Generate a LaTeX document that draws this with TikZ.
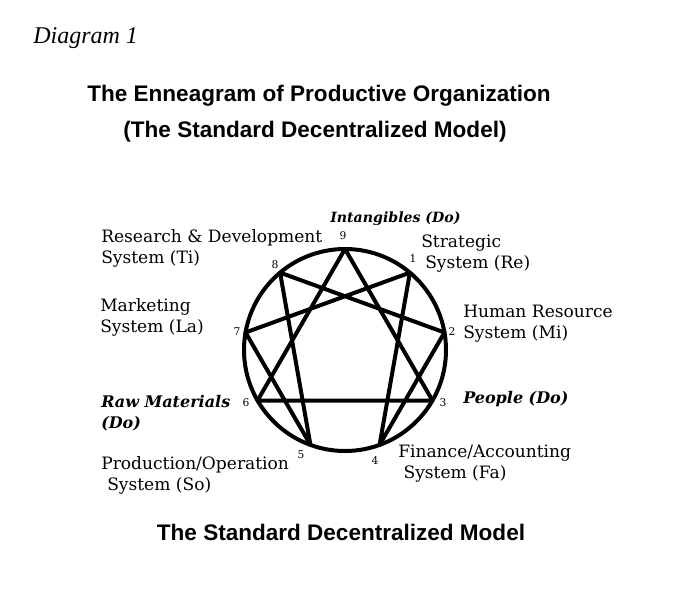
\documentclass[tikz,border=0pt]{standalone}
\usepackage{fontspec}
\setmainfont{DejaVu Serif}
\newfontfamily\headfont{Liberation Sans}
\newfontfamily\capfont{Liberation Serif}
\usetikzlibrary{positioning}

\begin{document}
\begin{tikzpicture}[x=0.75pt,y=-0.75pt,
    every node/.style={inner sep=0pt},
    heading/.style={anchor=base, font=\headfont\bfseries\fontsize{16.9}{20}\selectfont},
    system/.style={align=left, anchor=base west, font=\fontsize{12.8}{15.75}\selectfont},
    main/.style={align=left, anchor=base west, font=\bfseries\itshape\fontsize{12}{15.75}\selectfont},
    num/.style={font=\fontsize{8}{9}\selectfont},
    chord/.style={line width=3pt, line join=round, line cap=round}]

    \useasboundingbox (0,0) rectangle (688,596);

    \node[anchor=base west, font=\capfont\itshape\fontsize{18}{22}\selectfont] (diag) at (33,43) {Diagram 1};
    \node[heading] (title) at (319,101) {The Enneagram of Productive Organization};
    \node[heading] (subtitle) at (315,137) {(The Standard Decentralized Model)};

    % circle with the nine points
    \coordinate (c) at (345,350);
    \draw[line width=3pt] (c) circle[radius=75.75pt];
    \foreach \k in {1,...,9}
        \path (c) ++(-90+40*\k:101) coordinate (p\k);

    \draw[chord] (p9) -- (p3) -- (p6) -- cycle;
    \draw[chord] (p1) -- (p4) -- (p2) -- (p8) -- (p5) -- (p7) -- cycle;

    % point numbers
    \node[num] (n9) at (343,236) {9};
    \node[num] (n1) at (413,259) {1};
    \node[num] (n2) at (452,332) {2};
    \node[num] (n3) at (443,403) {3};
    \node[num] (n4) at (375,461) {4};
    \node[num] (n5) at (301,455) {5};
    \node[num] (n6) at (246,403) {6};
    \node[num] (n7) at (237,332) {7};
    \node[num] (n8) at (275,265) {8};

    % systems (base = last line)
    \node[main, font=\bfseries\itshape\fontsize{10.6}{15.75}\selectfont] (intang) at (330,222) {Intangibles (Do)};
    \node[system] (rnd) at (101,263) {Research \& Development\\System (Ti)};
    \node[system] (strat) at (421,268) {Strategic\\\hspace*{3pt}System (Re)};
    \node[system] (mkt) at (100,332) {Marketing\\System (La)};
    \node[system] (hr) at (463,338) {Human Resource\\System (Mi)};
    \node[main] (raw) at (101,428) {Raw Materials\\(Do)};
    \node[main] (people) at (463,403) {People (Do)};
    \node[system] (prod) at (101,490) {Production/Operation\\\hspace*{4.5pt}System (So)};
    \node[system] (fin) at (398,478) {Finance/Accounting\\\hspace*{4pt}System (Fa)};

    \node[heading] (bottom) at (341,540) {The Standard Decentralized Model};
\end{tikzpicture}
\end{document}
----------------
# [CHALLENGE]
Retype the whole listing exactly and leave the pictures out.

# [EXERCISE ANSWER]
Generate a LaTeX document that draws this with TikZ.
\documentclass[tikz,border=0pt]{standalone}
\usepackage{fontspec}
\setmainfont{DejaVu Serif}
\newfontfamily\headfont{Liberation Sans}
\newfontfamily\capfont{Liberation Serif}
\usetikzlibrary{positioning}

\begin{document}
\begin{tikzpicture}[x=0.75pt,y=-0.75pt,
    every node/.style={inner sep=0pt},
    heading/.style={anchor=base, font=\headfont\bfseries\fontsize{16.9}{20}\selectfont},
    system/.style={align=left, anchor=base west, font=\fontsize{12.8}{15.75}\selectfont},
    main/.style={align=left, anchor=base west, font=\bfseries\itshape\fontsize{12}{15.75}\selectfont},
    num/.style={font=\fontsize{8}{9}\selectfont},
    chord/.style={line width=3pt, line join=round, line cap=round}]

    \useasboundingbox (0,0) rectangle (688,596);

    \node[anchor=base west, font=\capfont\itshape\fontsize{18}{22}\selectfont] (diag) at (33,43) {Diagram 1};
    \node[heading] (title) at (319,101) {The Enneagram of Productive Organization};
    \node[heading] (subtitle) at (315,137) {(The Standard Decentralized Model)};

    % circle with the nine points
    \coordinate (c) at (345,350);
    \draw[line width=3pt] (c) circle[radius=75.75pt];
    \foreach \k in {1,...,9}
        \path (c) ++(-90+40*\k:101) coordinate (p\k);

    \draw[chord] (p9) -- (p3) -- (p6) -- cycle;
    \draw[chord] (p1) -- (p4) -- (p2) -- (p8) -- (p5) -- (p7) -- cycle;

    % point numbers
    \node[num] (n9) at (343,236) {9};
    \node[num] (n1) at (413,259) {1};
    \node[num] (n2) at (452,332) {2};
    \node[num] (n3) at (443,403) {3};
    \node[num] (n4) at (375,461) {4};
    \node[num] (n5) at (301,455) {5};
    \node[num] (n6) at (246,403) {6};
    \node[num] (n7) at (237,332) {7};
    \node[num] (n8) at (275,265) {8};

    % systems (base = last line)
    \node[main, font=\bfseries\itshape\fontsize{10.6}{15.75}\selectfont] (intang) at (330,222) {Intangibles (Do)};
    \node[system] (rnd) at (101,263) {Research \& Development\\System (Ti)};
    \node[system] (strat) at (421,268) {Strategic\\\hspace*{3pt}System (Re)};
    \node[system] (mkt) at (100,332) {Marketing\\System (La)};
    \node[system] (hr) at (463,338) {Human Resource\\System (Mi)};
    \node[main] (raw) at (101,428) {Raw Materials\\(Do)};
    \node[main] (people) at (463,403) {People (Do)};
    \node[system] (prod) at (101,490) {Production/Operation\\\hspace*{4.5pt}System (So)};
    \node[system] (fin) at (398,478) {Finance/Accounting\\\hspace*{4pt}System (Fa)};

    \node[heading] (bottom) at (341,540) {The Standard Decentralized Model};
\end{tikzpicture}
\end{document}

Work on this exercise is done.